The Analysis: Capital, Crisis, and Competing Philosophies
From Moonshot to Juggernaut: Unlocking Alphabet's Hidden Value
For over a decade, Waymo (formerly the Google Self-Driving Car Project) has been a quintessential Alphabet "Other Bet"—a futuristic, capital-incinerating moonshot. This proposed $110 billion valuation, a 144% leap from its 2024 valuation, marks its graduation. CEO Sundar Pichai's projection of "meaningful" financial contributions by 2027 is now being priced in by the market. This move forces investors to re-evaluate Alphabet not just as an advertising giant, but as a future leader in physical world logistics and transportation—a far more capital-intensive, but potentially massive, new line of business.
The Post-Cruise Power Vacuum: Waymo's Strategic Acceleration
The timing of this funding push is no coincidence. The dramatic collapse of GM's Cruise unit, following a major safety incident, created a power vacuum and a crisis of public trust. While Cruise stumbled, Waymo's methodical, safety-first approach—often criticized as slow—has been vindicated. This new capital is a clear move to aggressively seize the market share, political goodwill, and rider confidence that Cruise abandoned. Waymo is pressing its advantage while its primary US competitor is on the ropes.

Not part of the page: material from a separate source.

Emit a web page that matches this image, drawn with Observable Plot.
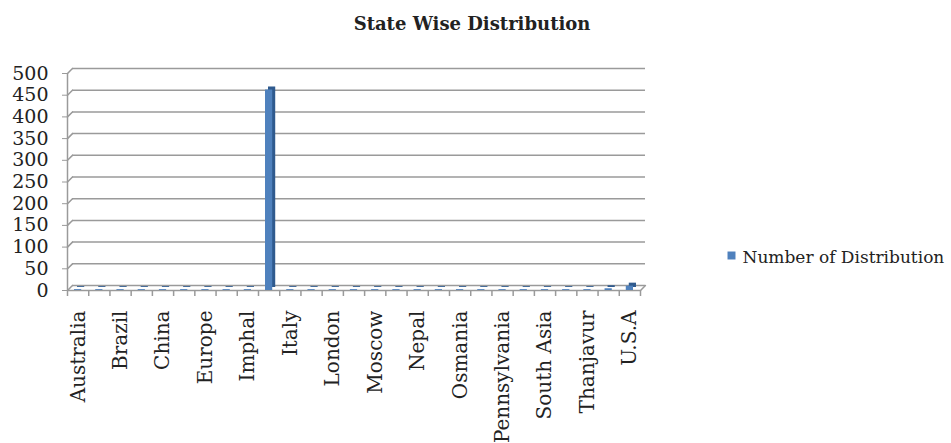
<!DOCTYPE html>
<html>
<head>
<meta charset="utf-8">
<script src="https://cdn.jsdelivr.net/npm/d3@7"></script>
<script src="https://cdn.jsdelivr.net/npm/@observablehq/plot@0.6"></script>
<style>
  html, body { margin: 0; padding: 0; background: #fff; }
  #chart svg { display: block; }
</style>
</head>
<body>
<div id="chart"></div>
<script>
// Every second place name is printed under the axis
const axisLabels = ["Australia", "Brazil", "China", "Europe", "Imphal", "Italy", "London",
  "Moscow", "Nepal", "Osmania", "Pennsylvania", "South Asia", "Thanjavur", "U.S.A"];

// Number of distribution for each of the 27 places, in axis order
const counts = [2, 2, 2, 2, 2, 2, 2, 2, 2, 462, 2, 2, 2, 2, 2, 2, 2, 2, 2, 2, 2, 2, 2, 2, 2, 4, 10];

const yTicks = d3.range(0, 501, 50);
const seriesName = "Number of Distribution";
const title = "State Wise Distribution";

const serif = "'DejaVu Serif', serif";
const gridColor = "#9a9a9a";
const blue = "#4f81bd";
const blueDark = "#2f5a8e";

const bars = counts.map((v, i) => ({i, v}));
const catEdges = d3.range(0, counts.length + 1);

// short diagonal stroke giving the floor/wall its depth
const depthStroke = {draw(ctx, l) { ctx.moveTo(0, 0); ctx.lineTo(0, -l); }};

const chart = Plot.plot({
  width: 951,
  height: 443,
  marginTop: 73,
  marginBottom: 153,
  marginLeft: 67,
  marginRight: 311,
  style: {fontFamily: serif, background: "#fff", overflow: "visible"},
  x: {type: "linear", domain: [0, counts.length], axis: null},
  y: {type: "linear", domain: [0, 500], axis: null},
  marks: [
    // back-wall gridlines, pushed up and right for depth
    Plot.ruleY(yTicks, {dx: 5, dy: -5, stroke: gridColor, strokeWidth: 1.5}),
    Plot.vector(yTicks, {x: () => 0, y: d => d, length: 7, rotate: 45, anchor: "start",
      shape: depthStroke, stroke: gridColor, strokeWidth: 1.5}),
    Plot.vector([counts.length], {x: d => d, y: () => 0, length: 7, rotate: 45, anchor: "start",
      shape: depthStroke, stroke: gridColor, strokeWidth: 1.5}),
    // front floor edge and value axis line
    Plot.ruleY([0], {stroke: gridColor, strokeWidth: 1.5}),
    Plot.ruleX([0], {y1: 0, y2: 500, stroke: gridColor, strokeWidth: 1.5}),
    // value axis ticks and labels
    Plot.axisY({ticks: yTicks, tickSize: 5, tickPadding: 14, stroke: gridColor,
      fontSize: 19, fill: "#222", label: null, fontFamily: serif}),
    // category ticks below the floor edge
    Plot.axisX({ticks: catEdges, tickSize: 6, tickFormat: () => "", stroke: gridColor,
      strokeWidth: 1.5, label: null}),
    // bar depth (side and top)
    Plot.rectY(bars, {x1: d => d.i, x2: d => d.i + 1, y1: 0, y2: "v", insetLeft: 7, insetRight: 7,
      dx: 3, dy: -3, fill: blueDark}),
    // bar fronts
    Plot.rectY(bars, {x1: d => d.i, x2: d => d.i + 1, y1: 0, y2: "v", insetLeft: 7, insetRight: 7,
      fill: blue}),
    // rotated category labels
    Plot.text(axisLabels, {x: (d, k) => k * 2 + 0.5, y: () => 0, text: d => d, rotate: -90,
      textAnchor: "end", dy: 20, fontSize: 20, fill: "#222", fontFamily: serif}),
    // title
    Plot.text([title], {frameAnchor: "top", dx: 118, dy: -56, fontSize: 18, fontWeight: "bold",
      fill: "#222", fontFamily: serif}),
    // legend
    Plot.dot([seriesName], {frameAnchor: "top-right", dx: 91, dy: 182, symbol: "square", r: 4.5,
      fill: blue}),
    Plot.text([seriesName], {frameAnchor: "top-right", dx: 102, dy: 177, textAnchor: "start",
      fontSize: 17, fill: "#222", fontFamily: serif})
  ]
});

document.getElementById("chart").appendChild(chart);
</script>
</body>
</html>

A Tale of Two Strategies: Waymo's Method vs. Tesla's Marketing
This valuation serves as a powerful market endorsement of Waymo's strategy over Tesla's. Waymo employs a Level 4, geo-fenced approach with redundant sensors (including LiDAR) and a deliberate, city-by-city rollout. In contrast, Tesla's camera-only "Full Self-Driving" is a Level 2 driver-assist system sold as a consumer beta program. While Tesla has mastered marketing, institutional investors are signaling with their wallets that true, unattended robotaxi services require Waymo's more conservative, capital-heavy, and technologically robust approach. One sells a promise; the other is delivering a service.

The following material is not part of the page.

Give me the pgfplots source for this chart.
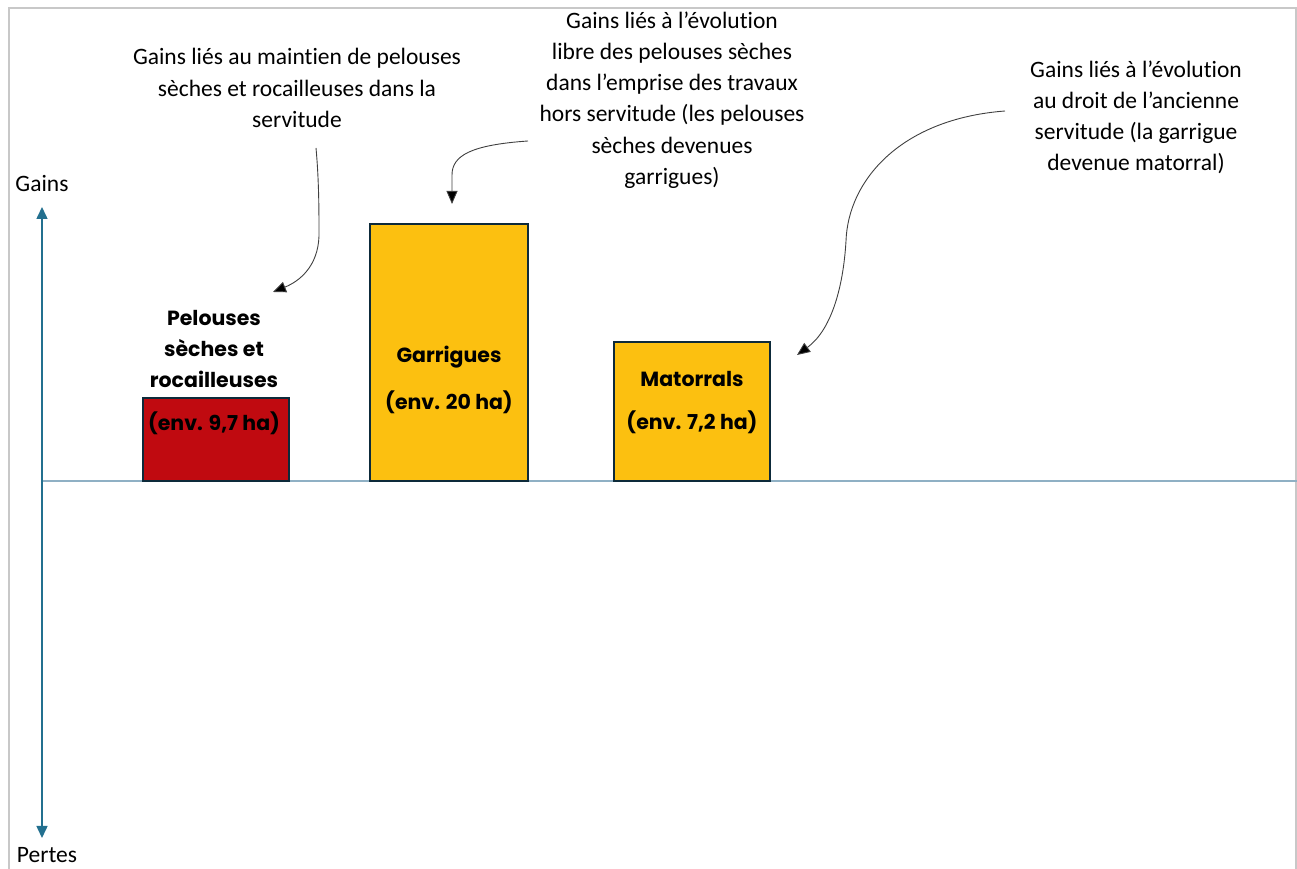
\documentclass[border=0pt]{standalone}
\usepackage{fontspec}
\setmainfont{Carlito}[Ligatures={NoCommon}]
\newfontfamily\barfont{Poppins}
\usepackage{pgfplots}
\pgfplotsset{compat=1.18}
\usetikzlibrary{arrows.meta}

\definecolor{barred}{HTML}{C00A10}
\definecolor{baryel}{HTML}{FCC010}
\definecolor{baredge}{HTML}{0D2A3A}
\definecolor{axteal}{HTML}{23708F}
\definecolor{baseblue}{HTML}{8FB0C4}
\definecolor{framegray}{HTML}{C8C8C8}

\newcommand{\hand}{\fontsize{23.5}{31.3}\selectfont}
\newcommand{\lab}{\barfont\bfseries\fontsize{20.5}{31}\selectfont}

\begin{document}
\begin{tikzpicture}
\begin{axis}[
    hide axis,
    scale only axis,
    width=1297pt, height=869pt,
    xmin=0, xmax=1297,
    ymin=-388, ymax=481,
    clip=false,
    ybar, bar shift=0pt,
]
\coordinate (bl) at (rel axis cs:0,0);
\coordinate (tr) at (rel axis cs:1,1);

% frame
\draw[framegray, line width=2pt] (axis cs:9,-400) -- (axis cs:9,473) -- (axis cs:1296,473) -- (axis cs:1296,-400);

% baseline and gains/pertes axis
\draw[baseblue, line width=1.5pt] (axis cs:42,0) -- (axis cs:1297,0);
\draw[axteal, line width=1.5pt, {Triangle[length=12pt,width=11pt]}-{Triangle[length=12pt,width=11pt]}]
    (axis cs:42,274) -- (axis cs:42,-357);

% bars
\addplot[fill=barred, draw=baredge, line width=2pt, bar width=146pt] coordinates {(216,83)};
\addplot[fill=baryel, draw=baredge, line width=2pt, bar width=158pt] coordinates {(449,257)};
\addplot[fill=baryel, draw=baredge, line width=2pt, bar width=156pt] coordinates {(692,139)};

% bar labels
\node[align=center, font=\lab] at (axis cs:214,132) {Pelouses\\sèches et\\rocailleuses};
\node[font=\lab] at (axis cs:214,58) {(env. 9,7 ha)};
\node[font=\lab] at (axis cs:449,124) {Garrigues};
\node[font=\lab] at (axis cs:449,79) {(env. 20 ha)};
\node[font=\lab] at (axis cs:692,102) {Matorrals};
\node[font=\lab] at (axis cs:692,59) {(env. 7,2 ha)};

% axis words
\node[font=\hand] at (axis cs:42,297) {Gains};
\node[font=\hand] at (axis cs:47,-374) {Pertes};

% annotations
\node[align=center, font=\hand, anchor=north] at (axis cs:297,436) {Gains liés au maintien de pelouses\\sèches et rocailleuses dans la\\servitude};
\node[align=center, font=\hand, anchor=north] at (axis cs:672,473) {Gains liés à l’évolution\\libre des pelouses sèches\\dans l’emprise des travaux\\hors servitude (les pelouses\\sèches devenues\\garrigues)};
\node[align=center, font=\hand, anchor=north] at (axis cs:1136,424) {Gains liés à l’évolution\\au droit de l’ancienne\\servitude (la garrigue\\devenue matorral)};

% pointer arrows
\draw[black!75, line width=0.9pt, -{Triangle[length=13pt,width=11pt,fill=black]}]
    (axis cs:316,333) .. controls (axis cs:319,300) and (axis cs:319,270) .. (axis cs:319,245)
    .. controls (axis cs:318,215) and (axis cs:300,200) .. (axis cs:273,189);
\draw[black!75, line width=0.9pt, -{Triangle[length=13pt,width=11pt,fill=black]}]
    (axis cs:528,340) .. controls (axis cs:470,336) and (axis cs:452,325) .. (axis cs:452,306) -- (axis cs:452,277);
\draw[black!75, line width=0.9pt, -{Triangle[length=13pt,width=11pt,fill=black]}]
    (axis cs:1005,370) .. controls (axis cs:900,362) and (axis cs:848,300) .. (axis cs:846,240)
    .. controls (axis cs:843,190) and (axis cs:830,150) .. (axis cs:797,126);
\end{axis}
\pgfresetboundingbox
\useasboundingbox (bl) rectangle (tr);
\end{tikzpicture}
\end{document}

PRISM Insight: The "Android of Autonomy" Play
The analysis that matters is not whether Waymo can run a better taxi service than Uber, but whether it can become the underlying operating system for autonomous movement. This $15 billion fundraise is about more than just rides; it's about building the platform that could power logistics, delivery, trucking, and even personal vehicles in the next decade.
Think of it as the "Android of Autonomy." Google gave Android away to handset makers to win the mobile OS war against Apple. Waymo's endgame may be similar: perfect the Waymo Driver (the AI, sensors, and HD maps) and license it to automakers and logistics fleets globally. This transforms the business model from a low-margin taxi operator to a high-margin, scalable technology licensor. The $110 billion valuation is not just for the current robotaxi service, but for the potential to own the foundational software layer for a multi-trillion dollar industry.
PRISM's Take
This is the inflection point where autonomous driving shifts from a science experiment to a geopolitical asset. Waymo's planned capital raise is a clear declaration that it is playing to win, not just to participate. By securing a dominant position in the US and making its first international move into London, Waymo is forcing the hands of global automakers and tech giants. The question is no longer *if* a company can achieve Level 4 autonomy at scale, but who can afford the colossal price of admission to compete with Alphabet's focused, decade-long head start. For now, the answer appears to be almost no one.